Сложные дефиниции Лосева (см. его книгу о символе (1995а)) скорее запутывают, чем изъясняют смысл символа. Символ для Лосева – Четвертый квадрат, который выражает одновременно все три предыдущих: и понятие, и образ, и самый концепт, – сворачиваясь, подобно древнему свитку, в метонимических переносах термина.

Символ – и сам по себе знак (чего-то), но одновременно и замещение эйдоса, т.е. целиком весь концептуальный квадрат в его отношении к «вещи». Это – не просто «отношение» теории относительности, но диалектическое снятие антиномий, возникающих при углублении в сущность идеи, т.е. «единое / сущее», «покой / движение», «тождество / различие», – словом, универсальная антиномия сущности и явления; в частности, язык и речь, семема и фонема в их нерасторжимом единстве. Их нерасторжимое единство и есть символ,

«ведь символ, или выражение, есть выражение всей сущности, со всеми ее отдельными моментами» (Лосев 1990: 171).

Возникает и образуется

«символический момент имени, уже не тот символический, который раньше у нас был связан с семемой, т.е. с до-предметной структурой имени, но символический в смысле самой предметности имени» (там же: 80).
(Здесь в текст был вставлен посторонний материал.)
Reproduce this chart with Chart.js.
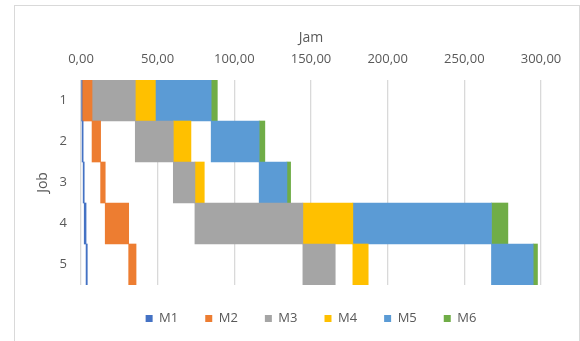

Лосев сочувственно воспринимает эзотерическое толкование символа и ранними христианами, и средневековыми поэтами, например, учение Данте о символе, согласно которому всё воспринимается в четырех смыслах: буквальном, аллегорическом, моральном и анагогическом (духовном изъяснении сверхсмысла) (Лосев 1998: 203 – 204). Согласно мнению Шеллинга, которое Лосев разделял,

«символ есть неразличимое тождество общего и особого, идеального и реального, бесконечного и конечного»,

т.е. предполагая синкретизм, а не антиномию и не соотношение сущности и явления (Лосев 1993а: 20). В греческом языке символ осуществлялся реальными средствами, а в христианской культуре – идеальными, говорит Лосев, разделяя две культуры, поскольку это – разный путь в раскрытии символа: идея как символ вещи и вещь как символ идеи.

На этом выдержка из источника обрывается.